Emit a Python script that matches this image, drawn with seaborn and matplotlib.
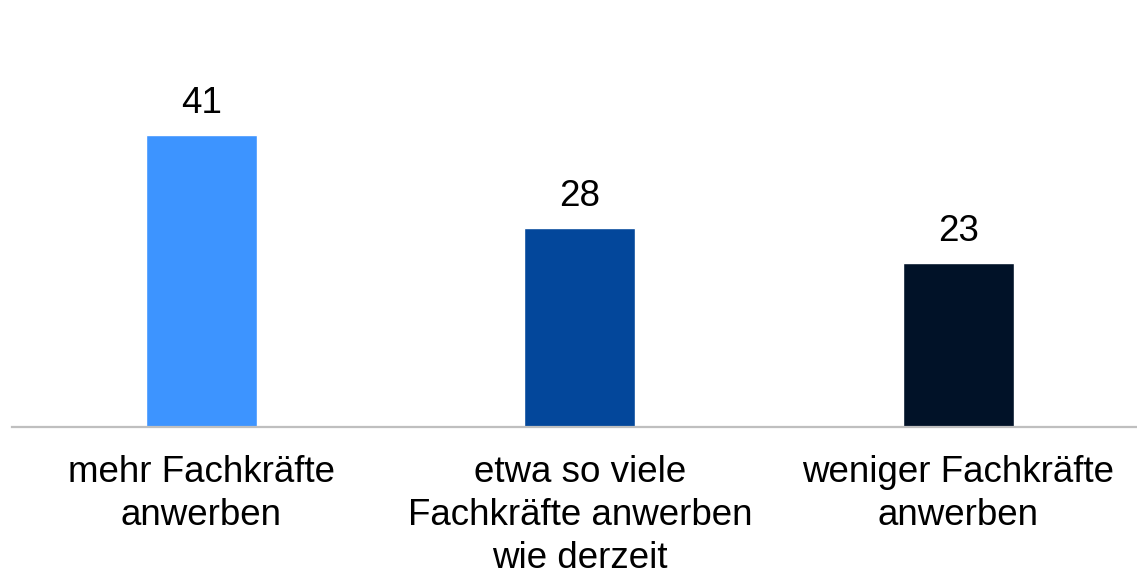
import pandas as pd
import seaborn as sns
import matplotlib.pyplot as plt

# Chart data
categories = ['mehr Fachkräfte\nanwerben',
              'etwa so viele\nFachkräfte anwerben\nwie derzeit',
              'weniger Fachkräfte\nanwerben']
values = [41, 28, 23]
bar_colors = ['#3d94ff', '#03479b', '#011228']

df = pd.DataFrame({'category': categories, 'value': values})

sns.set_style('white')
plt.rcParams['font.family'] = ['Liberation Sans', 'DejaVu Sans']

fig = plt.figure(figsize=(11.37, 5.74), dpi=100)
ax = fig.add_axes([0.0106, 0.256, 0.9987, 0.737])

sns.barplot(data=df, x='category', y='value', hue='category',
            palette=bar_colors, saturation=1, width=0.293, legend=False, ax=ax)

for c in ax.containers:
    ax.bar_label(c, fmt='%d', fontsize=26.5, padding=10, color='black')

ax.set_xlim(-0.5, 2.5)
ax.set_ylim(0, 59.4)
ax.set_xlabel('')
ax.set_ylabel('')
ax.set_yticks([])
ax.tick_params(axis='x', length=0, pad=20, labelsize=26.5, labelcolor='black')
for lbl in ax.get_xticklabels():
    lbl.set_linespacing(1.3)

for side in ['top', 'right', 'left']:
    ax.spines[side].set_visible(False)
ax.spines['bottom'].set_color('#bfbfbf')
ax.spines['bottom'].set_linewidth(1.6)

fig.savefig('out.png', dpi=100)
---
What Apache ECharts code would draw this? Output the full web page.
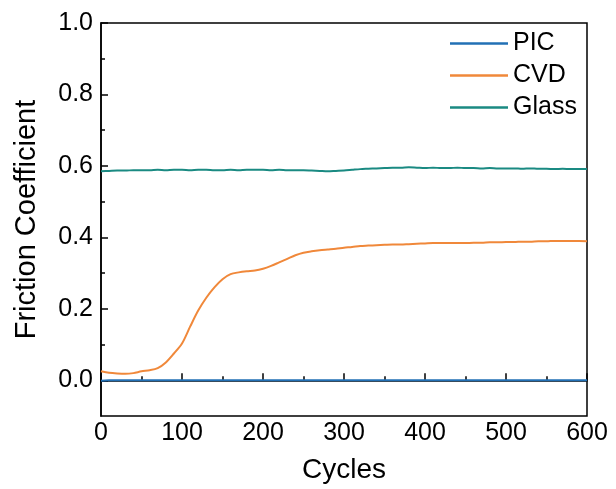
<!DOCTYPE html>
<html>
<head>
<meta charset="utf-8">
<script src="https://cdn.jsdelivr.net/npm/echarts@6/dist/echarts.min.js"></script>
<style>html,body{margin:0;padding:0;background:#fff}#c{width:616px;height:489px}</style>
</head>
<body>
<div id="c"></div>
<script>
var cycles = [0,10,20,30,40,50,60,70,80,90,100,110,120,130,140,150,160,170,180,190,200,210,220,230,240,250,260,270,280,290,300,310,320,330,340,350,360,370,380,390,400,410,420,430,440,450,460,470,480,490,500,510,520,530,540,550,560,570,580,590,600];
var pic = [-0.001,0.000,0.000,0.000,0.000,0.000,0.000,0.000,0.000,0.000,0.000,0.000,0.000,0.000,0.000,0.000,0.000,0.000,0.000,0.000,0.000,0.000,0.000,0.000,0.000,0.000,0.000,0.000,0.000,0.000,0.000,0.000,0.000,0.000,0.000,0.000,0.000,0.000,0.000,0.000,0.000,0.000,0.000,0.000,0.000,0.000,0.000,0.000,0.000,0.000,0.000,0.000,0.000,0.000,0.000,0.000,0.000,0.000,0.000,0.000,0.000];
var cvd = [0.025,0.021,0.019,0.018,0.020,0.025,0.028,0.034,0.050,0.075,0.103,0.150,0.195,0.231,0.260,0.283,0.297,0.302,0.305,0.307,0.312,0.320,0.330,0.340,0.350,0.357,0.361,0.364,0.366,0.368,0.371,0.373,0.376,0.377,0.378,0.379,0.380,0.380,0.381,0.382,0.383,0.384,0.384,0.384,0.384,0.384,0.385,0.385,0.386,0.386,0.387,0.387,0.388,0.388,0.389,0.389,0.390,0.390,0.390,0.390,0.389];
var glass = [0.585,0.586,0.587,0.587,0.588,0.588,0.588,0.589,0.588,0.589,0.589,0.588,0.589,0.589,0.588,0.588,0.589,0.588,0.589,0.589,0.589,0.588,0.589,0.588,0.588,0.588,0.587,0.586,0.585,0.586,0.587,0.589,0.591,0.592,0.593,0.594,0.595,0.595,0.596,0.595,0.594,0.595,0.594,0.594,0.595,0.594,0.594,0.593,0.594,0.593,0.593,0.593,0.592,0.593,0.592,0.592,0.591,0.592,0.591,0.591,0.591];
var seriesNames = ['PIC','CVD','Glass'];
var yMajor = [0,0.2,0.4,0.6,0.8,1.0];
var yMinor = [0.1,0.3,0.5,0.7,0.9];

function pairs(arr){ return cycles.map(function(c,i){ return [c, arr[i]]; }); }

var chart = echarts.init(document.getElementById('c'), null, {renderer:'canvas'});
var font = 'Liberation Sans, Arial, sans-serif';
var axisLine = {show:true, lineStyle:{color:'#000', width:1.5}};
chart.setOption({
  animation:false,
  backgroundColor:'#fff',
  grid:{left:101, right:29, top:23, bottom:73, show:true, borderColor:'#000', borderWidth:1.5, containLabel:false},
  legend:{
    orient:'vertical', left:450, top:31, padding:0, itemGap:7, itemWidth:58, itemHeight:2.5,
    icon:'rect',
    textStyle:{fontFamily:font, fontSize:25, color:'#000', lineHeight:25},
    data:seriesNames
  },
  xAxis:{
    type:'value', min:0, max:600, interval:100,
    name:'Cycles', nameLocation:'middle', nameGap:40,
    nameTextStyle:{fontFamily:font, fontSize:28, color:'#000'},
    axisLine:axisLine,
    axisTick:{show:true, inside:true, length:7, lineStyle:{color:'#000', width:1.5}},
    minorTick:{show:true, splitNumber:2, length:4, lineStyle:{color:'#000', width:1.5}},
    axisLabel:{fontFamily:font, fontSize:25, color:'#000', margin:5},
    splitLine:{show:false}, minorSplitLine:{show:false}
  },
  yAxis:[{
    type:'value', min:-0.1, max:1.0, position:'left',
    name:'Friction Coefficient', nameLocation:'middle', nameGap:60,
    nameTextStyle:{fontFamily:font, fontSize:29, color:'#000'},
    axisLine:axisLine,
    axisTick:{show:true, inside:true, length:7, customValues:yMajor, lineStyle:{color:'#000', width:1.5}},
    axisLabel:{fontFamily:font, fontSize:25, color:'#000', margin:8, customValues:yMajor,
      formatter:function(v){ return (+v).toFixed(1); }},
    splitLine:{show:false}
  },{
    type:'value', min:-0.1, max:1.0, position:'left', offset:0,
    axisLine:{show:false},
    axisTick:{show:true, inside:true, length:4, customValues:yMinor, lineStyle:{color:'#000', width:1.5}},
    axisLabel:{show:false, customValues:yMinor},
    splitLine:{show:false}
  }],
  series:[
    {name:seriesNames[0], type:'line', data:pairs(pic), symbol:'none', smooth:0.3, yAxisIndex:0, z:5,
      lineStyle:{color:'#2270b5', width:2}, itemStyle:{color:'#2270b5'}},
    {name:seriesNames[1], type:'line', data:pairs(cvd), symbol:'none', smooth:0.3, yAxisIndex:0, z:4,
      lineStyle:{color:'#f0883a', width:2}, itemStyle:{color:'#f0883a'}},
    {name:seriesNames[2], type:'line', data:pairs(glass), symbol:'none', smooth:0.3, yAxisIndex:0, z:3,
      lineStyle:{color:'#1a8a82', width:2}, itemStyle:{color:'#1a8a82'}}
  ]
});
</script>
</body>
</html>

• _WHAT THE EXERCISE ASKS_: Up in the listing, locate the line with "Emit a Python"; print it and every line after it down to the line with "width=0.293, legend=False, ax=ax)", which is included too. Skip the pictures.

• _WRITTEN RESPONSE_:
Emit a Python script that matches this image, drawn with seaborn and matplotlib.
import pandas as pd
import seaborn as sns
import matplotlib.pyplot as plt

# Chart data
categories = ['mehr Fachkräfte\nanwerben',
              'etwa so viele\nFachkräfte anwerben\nwie derzeit',
              'weniger Fachkräfte\nanwerben']
values = [41, 28, 23]
bar_colors = ['#3d94ff', '#03479b', '#011228']

df = pd.DataFrame({'category': categories, 'value': values})

sns.set_style('white')
plt.rcParams['font.family'] = ['Liberation Sans', 'DejaVu Sans']

fig = plt.figure(figsize=(11.37, 5.74), dpi=100)
ax = fig.add_axes([0.0106, 0.256, 0.9987, 0.737])

sns.barplot(data=df, x='category', y='value', hue='category',
            palette=bar_colors, saturation=1, width=0.293, legend=False, ax=ax)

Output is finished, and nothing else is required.